Well, well, this thread is amazing, always with new plot twists, just like a good novel. Hello Mary, welcome aboard. Nice to hear from another of Pat's family members.
Pat, I can somewhat identify, as my mother went temporarily insane also. She had 9 kids in 7 years, after having 3 kids in 7 years myself, and seeing the pressure's that can place on one, I have more of an understanding why she 'lost it'. I cannot even imagine that many tiny, needy people all at once. She is much better now, but not fully recovered.
Her 'issues' is the reason I quit school and moved away from home. We're back on speaking terms now, but it will never be a 'normal' relationship. I have 8 sisters, 2 older, 6 younger, they kept trying to get me a brother, until they finally gave up. I also have a sister named Mary. She is the only one who still cannot forgive my mother. She hasn't spoken to her for over 20 years.
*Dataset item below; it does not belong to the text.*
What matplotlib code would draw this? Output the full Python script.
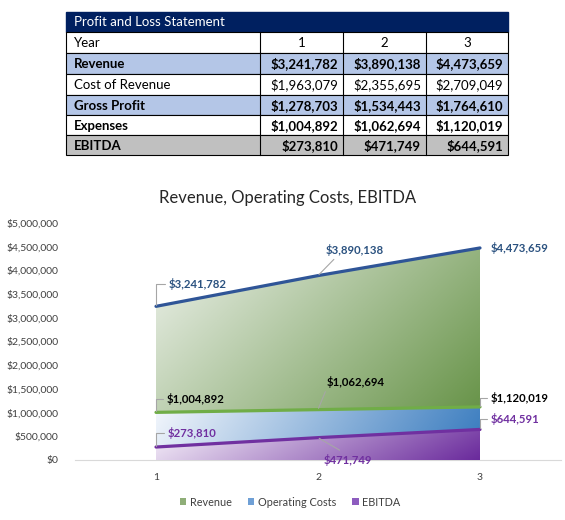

I've tried to talk with Mary, because I feel life is too short to carry around all this anger. I also feel that the only person injured by the anger is the one carrying it. It's not healthy, one must learn to let it go. I know that is easier said than done, but we must try, for our own sake.
Time to jump off the soapbox.
Pat, unamplified jazz, were they playing their own material, or covering old classics like Miles Davis, Coltrane, etc? That's my favorite genre. How was the sound?
Mary, I just happened to be spinning Neil Young's Harvest Moon last night! Has anyone heard Greendale yet? I've been thinking about ordering that one. Neil and Van Morrison are two of my favorite longtime male vocalists. Their songs really move me.